**The exercise:** Only lines holding the string "this" are wanted; copy each one from the material.

**Dataset records:**
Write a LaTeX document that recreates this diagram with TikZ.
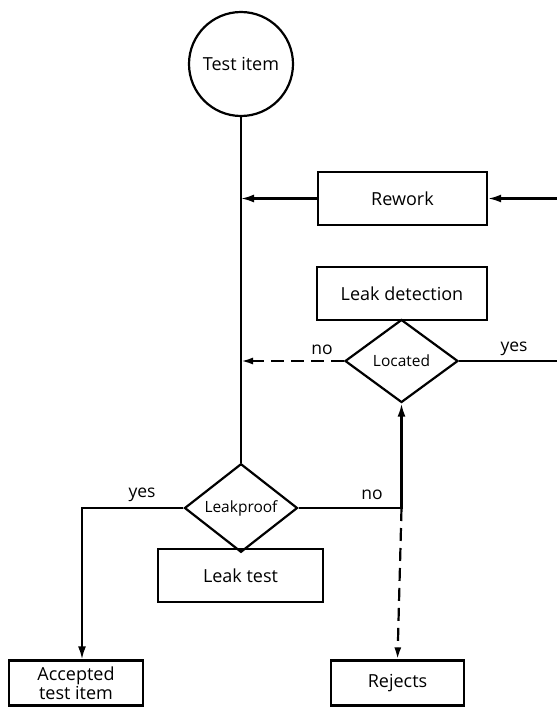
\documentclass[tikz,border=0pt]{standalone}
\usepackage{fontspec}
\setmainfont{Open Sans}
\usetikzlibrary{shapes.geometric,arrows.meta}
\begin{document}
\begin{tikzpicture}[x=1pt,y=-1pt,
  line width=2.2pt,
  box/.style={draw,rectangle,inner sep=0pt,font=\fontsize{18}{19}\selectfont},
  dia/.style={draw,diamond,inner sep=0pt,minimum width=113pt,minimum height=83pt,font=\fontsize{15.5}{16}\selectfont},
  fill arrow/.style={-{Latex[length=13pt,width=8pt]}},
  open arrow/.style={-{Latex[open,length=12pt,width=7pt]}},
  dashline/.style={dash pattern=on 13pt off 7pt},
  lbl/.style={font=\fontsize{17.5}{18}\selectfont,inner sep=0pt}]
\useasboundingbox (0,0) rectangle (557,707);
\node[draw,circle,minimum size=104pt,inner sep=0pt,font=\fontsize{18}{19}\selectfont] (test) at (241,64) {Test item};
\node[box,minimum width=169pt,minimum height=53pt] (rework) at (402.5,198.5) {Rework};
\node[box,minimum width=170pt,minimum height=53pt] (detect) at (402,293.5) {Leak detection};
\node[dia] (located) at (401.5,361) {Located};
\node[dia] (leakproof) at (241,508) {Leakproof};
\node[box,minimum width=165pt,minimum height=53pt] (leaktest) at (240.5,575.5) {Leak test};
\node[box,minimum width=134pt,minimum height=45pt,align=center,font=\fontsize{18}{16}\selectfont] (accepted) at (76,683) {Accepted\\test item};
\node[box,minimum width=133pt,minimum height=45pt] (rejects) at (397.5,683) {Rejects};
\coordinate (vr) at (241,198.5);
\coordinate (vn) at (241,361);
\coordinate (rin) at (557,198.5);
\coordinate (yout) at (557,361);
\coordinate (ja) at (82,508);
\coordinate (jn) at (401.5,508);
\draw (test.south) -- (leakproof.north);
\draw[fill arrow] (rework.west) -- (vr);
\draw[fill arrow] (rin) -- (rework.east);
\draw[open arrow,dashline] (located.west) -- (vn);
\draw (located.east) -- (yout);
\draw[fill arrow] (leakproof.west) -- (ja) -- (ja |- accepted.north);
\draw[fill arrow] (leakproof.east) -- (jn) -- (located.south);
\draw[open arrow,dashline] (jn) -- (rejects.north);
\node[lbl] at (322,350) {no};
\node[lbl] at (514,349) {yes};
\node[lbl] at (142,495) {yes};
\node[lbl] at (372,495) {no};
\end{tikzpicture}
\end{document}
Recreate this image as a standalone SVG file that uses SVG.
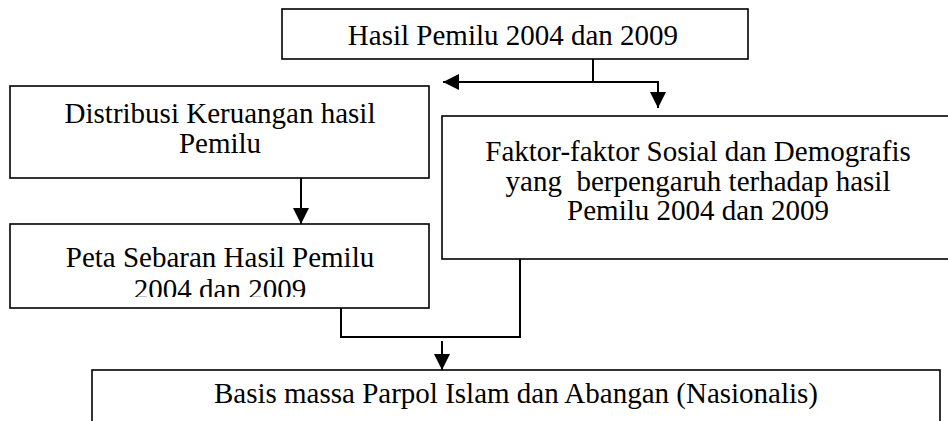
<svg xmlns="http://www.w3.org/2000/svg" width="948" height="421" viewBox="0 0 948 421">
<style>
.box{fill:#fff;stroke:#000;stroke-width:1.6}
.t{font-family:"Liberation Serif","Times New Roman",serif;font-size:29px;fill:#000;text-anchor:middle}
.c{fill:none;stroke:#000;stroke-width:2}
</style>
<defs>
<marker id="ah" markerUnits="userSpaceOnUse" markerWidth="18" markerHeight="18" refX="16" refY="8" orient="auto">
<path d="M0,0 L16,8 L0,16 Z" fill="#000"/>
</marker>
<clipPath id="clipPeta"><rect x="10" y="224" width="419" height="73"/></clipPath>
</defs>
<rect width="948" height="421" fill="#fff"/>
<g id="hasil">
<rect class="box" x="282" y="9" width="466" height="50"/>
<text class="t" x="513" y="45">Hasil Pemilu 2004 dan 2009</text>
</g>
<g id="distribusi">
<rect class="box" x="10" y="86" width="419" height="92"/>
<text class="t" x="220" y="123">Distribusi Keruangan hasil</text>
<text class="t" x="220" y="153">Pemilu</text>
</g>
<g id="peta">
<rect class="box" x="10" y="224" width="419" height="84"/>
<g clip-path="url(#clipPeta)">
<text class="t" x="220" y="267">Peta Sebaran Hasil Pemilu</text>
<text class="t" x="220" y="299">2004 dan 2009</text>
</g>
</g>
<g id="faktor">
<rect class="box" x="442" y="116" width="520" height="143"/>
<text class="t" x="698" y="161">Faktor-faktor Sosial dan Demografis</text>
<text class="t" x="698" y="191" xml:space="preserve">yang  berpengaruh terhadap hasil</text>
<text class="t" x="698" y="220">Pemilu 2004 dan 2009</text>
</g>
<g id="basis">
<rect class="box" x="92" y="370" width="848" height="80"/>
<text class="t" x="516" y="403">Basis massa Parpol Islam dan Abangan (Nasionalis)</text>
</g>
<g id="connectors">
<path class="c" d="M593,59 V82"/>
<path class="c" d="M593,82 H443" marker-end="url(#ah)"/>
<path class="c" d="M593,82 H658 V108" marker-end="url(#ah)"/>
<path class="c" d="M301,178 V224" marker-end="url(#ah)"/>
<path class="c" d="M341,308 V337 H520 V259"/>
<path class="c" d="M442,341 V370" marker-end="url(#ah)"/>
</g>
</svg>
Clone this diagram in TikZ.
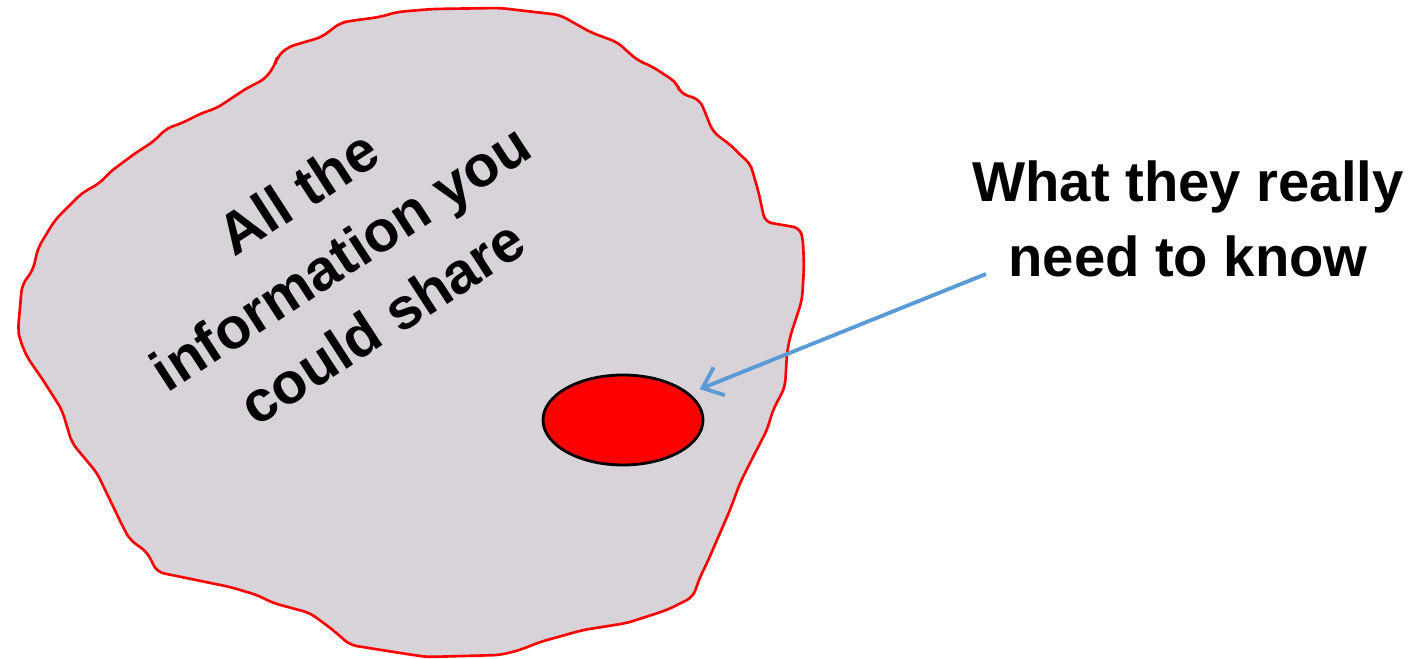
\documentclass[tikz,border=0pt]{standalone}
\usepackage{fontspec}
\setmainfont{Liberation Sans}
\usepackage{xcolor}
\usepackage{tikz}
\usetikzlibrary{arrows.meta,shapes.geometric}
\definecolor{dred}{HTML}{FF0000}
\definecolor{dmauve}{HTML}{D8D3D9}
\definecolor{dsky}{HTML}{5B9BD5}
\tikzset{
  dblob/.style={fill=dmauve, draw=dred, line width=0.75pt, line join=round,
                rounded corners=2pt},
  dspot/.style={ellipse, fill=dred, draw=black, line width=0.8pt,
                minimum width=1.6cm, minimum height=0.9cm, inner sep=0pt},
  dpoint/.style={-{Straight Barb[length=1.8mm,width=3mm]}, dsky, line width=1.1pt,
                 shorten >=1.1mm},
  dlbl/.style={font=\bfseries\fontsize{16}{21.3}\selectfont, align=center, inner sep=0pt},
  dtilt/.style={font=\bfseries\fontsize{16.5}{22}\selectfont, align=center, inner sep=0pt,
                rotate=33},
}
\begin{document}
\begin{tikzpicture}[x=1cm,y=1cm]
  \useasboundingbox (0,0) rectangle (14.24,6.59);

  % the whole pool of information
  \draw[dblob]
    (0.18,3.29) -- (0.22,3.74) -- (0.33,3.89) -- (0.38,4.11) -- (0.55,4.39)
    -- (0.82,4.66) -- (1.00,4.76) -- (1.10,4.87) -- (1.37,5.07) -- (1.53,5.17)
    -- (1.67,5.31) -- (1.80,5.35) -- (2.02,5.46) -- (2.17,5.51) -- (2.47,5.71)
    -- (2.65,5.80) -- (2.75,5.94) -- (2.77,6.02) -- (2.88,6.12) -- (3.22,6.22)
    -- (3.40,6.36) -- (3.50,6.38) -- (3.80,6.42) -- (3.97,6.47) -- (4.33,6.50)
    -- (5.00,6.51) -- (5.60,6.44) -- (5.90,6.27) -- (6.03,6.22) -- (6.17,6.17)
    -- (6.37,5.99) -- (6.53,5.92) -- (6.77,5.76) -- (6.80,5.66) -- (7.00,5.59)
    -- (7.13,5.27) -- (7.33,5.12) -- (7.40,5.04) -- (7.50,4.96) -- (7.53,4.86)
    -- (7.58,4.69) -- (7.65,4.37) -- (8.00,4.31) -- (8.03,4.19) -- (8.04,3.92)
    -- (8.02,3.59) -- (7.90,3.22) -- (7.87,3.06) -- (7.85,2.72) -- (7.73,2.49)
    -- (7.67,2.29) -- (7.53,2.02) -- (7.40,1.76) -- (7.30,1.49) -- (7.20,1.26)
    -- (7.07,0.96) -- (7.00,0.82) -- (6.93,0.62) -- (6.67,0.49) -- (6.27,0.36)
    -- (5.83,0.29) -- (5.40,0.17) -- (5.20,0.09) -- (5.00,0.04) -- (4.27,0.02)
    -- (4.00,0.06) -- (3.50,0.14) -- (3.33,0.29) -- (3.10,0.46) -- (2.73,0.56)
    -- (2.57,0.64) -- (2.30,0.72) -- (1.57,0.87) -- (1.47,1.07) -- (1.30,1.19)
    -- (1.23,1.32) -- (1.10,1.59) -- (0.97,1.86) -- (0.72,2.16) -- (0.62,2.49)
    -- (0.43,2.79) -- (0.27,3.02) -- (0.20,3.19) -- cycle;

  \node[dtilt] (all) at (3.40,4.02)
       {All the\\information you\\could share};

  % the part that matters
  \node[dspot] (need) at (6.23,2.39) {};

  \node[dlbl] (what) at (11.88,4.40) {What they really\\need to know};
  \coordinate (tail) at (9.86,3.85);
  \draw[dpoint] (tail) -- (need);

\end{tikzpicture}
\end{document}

...

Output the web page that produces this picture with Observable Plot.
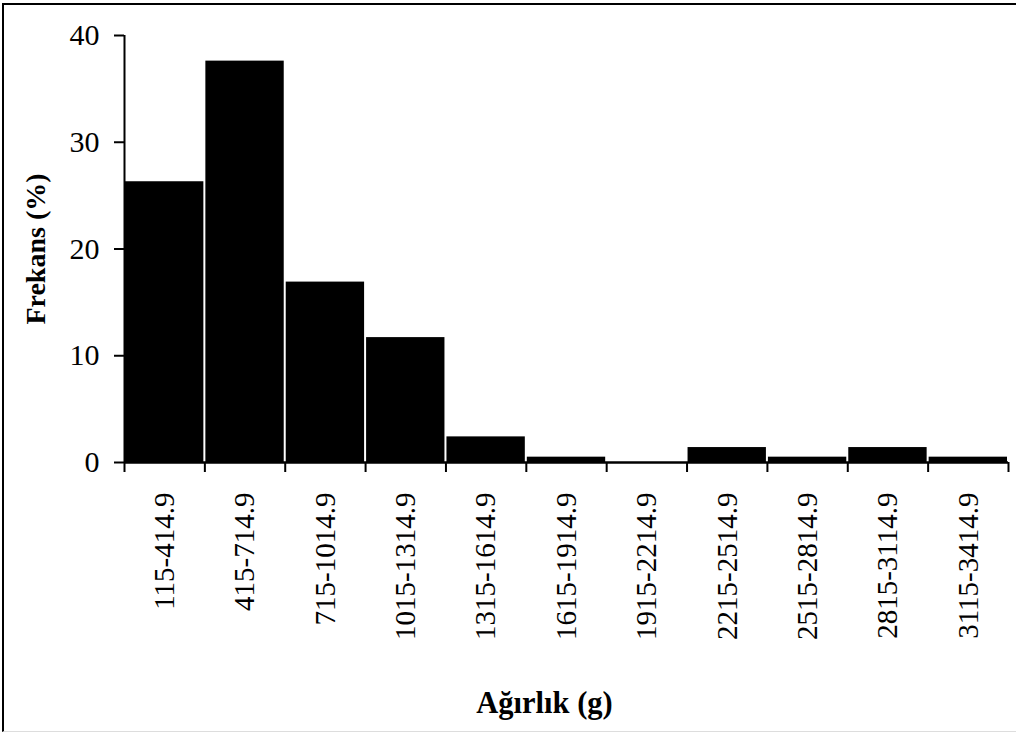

---

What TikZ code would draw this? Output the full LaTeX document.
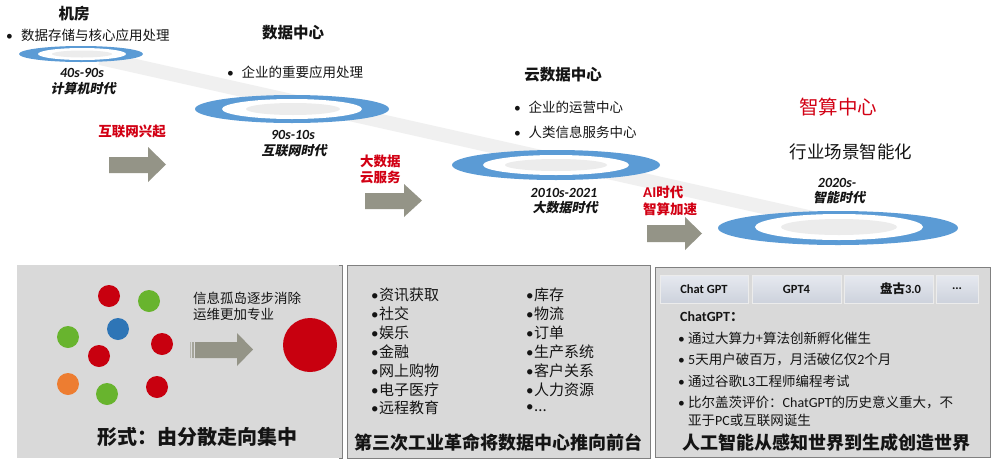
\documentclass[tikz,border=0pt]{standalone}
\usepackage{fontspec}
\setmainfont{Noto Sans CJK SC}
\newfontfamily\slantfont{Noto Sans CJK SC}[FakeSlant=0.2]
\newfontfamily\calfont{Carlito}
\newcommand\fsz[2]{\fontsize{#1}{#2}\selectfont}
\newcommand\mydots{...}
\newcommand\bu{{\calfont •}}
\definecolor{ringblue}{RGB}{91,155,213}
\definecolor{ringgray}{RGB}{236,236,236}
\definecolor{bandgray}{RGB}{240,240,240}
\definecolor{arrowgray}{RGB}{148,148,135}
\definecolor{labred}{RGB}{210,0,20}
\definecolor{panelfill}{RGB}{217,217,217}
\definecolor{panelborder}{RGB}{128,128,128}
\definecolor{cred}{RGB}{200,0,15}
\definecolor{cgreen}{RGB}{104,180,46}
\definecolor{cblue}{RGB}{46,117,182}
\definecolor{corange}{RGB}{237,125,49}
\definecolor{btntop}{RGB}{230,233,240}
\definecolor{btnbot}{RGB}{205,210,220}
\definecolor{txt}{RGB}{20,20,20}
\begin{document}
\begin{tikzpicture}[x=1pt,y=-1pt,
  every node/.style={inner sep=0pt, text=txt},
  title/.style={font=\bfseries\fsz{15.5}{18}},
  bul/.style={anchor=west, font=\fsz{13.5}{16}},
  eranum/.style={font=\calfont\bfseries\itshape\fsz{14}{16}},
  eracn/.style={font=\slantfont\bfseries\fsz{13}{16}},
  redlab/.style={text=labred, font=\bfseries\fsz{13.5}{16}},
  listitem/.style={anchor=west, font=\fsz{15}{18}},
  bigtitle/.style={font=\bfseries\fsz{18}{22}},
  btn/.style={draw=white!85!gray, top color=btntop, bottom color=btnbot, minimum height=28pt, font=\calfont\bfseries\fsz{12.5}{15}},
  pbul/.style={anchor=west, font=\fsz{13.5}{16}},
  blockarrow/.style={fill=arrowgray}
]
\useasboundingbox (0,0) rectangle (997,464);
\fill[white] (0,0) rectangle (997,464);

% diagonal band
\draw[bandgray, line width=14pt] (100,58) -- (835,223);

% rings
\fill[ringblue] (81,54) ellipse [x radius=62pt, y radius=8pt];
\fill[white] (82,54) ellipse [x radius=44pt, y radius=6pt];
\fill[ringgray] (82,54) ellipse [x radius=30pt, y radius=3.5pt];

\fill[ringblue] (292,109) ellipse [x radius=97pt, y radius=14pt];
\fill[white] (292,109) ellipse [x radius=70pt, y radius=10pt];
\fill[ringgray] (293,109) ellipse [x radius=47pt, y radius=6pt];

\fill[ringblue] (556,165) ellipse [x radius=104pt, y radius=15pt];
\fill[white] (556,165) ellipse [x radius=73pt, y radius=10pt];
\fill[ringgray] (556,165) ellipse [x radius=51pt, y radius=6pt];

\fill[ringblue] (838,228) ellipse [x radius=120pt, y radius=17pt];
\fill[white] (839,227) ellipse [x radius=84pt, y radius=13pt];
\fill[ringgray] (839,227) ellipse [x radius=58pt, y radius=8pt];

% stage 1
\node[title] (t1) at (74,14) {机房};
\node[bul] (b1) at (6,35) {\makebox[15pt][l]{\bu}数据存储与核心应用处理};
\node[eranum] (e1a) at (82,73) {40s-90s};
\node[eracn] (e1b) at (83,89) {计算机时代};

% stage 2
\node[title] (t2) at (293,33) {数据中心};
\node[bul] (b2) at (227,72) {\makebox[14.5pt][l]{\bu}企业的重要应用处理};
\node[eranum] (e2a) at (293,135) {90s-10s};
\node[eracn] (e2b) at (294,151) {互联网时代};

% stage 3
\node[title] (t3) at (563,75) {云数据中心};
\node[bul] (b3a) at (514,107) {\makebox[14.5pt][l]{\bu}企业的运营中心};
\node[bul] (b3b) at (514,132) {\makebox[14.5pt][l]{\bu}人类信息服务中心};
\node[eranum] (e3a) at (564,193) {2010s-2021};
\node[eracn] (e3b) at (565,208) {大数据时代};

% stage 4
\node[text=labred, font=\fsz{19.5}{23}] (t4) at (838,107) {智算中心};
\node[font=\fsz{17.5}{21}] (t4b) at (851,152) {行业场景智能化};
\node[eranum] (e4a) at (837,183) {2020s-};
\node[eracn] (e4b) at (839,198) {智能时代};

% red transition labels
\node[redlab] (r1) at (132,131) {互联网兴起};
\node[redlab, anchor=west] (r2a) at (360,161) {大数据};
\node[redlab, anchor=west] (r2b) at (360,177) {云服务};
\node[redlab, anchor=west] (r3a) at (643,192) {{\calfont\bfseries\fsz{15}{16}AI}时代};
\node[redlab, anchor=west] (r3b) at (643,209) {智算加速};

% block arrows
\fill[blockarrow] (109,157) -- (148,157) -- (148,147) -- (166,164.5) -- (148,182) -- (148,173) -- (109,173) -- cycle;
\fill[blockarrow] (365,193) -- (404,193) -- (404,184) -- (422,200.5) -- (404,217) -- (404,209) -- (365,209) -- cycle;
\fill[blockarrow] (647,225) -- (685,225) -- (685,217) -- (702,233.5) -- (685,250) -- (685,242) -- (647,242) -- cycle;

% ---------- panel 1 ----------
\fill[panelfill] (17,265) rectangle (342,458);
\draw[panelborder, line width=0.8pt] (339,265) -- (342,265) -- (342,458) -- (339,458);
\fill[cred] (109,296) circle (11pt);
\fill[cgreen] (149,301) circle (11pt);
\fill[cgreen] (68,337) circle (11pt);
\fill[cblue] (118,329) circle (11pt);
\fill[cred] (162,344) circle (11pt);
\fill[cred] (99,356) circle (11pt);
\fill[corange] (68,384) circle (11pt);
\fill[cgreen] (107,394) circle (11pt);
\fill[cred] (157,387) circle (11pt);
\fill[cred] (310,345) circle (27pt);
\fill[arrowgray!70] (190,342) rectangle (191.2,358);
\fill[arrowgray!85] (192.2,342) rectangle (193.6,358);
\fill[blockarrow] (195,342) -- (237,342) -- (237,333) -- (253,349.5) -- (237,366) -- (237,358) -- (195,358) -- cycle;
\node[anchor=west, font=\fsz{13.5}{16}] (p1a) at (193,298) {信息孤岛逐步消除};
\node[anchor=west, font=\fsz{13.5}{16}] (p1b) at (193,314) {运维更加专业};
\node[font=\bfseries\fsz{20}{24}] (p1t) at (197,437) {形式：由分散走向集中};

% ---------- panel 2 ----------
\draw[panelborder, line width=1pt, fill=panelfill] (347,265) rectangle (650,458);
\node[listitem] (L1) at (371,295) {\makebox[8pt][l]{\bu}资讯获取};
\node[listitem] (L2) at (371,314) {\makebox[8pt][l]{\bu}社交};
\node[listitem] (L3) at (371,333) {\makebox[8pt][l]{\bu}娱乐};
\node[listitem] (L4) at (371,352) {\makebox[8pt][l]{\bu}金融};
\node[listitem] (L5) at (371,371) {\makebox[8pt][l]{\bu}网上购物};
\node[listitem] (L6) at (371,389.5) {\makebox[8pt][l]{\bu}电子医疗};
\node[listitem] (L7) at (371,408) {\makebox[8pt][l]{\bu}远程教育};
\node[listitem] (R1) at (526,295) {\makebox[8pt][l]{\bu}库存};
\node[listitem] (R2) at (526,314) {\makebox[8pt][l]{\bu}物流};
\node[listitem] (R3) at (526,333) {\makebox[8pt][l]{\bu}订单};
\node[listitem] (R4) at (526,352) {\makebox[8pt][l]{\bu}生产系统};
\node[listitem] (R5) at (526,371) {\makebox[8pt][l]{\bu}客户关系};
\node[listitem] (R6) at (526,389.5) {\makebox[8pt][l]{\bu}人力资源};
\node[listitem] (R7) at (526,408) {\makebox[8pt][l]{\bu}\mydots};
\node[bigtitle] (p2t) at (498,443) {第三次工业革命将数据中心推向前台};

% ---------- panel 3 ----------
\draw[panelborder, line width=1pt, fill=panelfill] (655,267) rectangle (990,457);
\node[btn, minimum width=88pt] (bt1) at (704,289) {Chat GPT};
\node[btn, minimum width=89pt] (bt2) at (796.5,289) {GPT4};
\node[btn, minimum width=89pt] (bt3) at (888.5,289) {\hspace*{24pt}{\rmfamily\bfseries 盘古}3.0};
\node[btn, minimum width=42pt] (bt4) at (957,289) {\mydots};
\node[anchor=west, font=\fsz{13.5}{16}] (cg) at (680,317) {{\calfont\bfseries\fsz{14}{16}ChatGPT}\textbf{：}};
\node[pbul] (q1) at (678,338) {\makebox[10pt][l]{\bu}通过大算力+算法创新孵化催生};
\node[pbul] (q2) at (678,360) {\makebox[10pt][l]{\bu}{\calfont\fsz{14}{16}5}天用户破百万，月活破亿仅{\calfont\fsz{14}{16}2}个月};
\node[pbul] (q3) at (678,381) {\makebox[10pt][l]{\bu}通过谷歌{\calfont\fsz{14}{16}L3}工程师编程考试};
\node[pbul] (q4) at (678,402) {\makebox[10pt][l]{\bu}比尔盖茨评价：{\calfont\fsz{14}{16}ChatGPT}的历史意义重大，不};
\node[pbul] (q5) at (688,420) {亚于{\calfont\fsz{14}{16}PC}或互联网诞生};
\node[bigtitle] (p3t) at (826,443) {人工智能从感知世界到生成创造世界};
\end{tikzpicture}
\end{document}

**Worked answer:**
Write a LaTeX document that recreates this diagram with TikZ.
Recreate this image as a standalone SVG file that uses SVG.
Clone this diagram in TikZ.
Output the web page that produces this picture with Observable Plot.
What TikZ code would draw this? Output the full LaTeX document.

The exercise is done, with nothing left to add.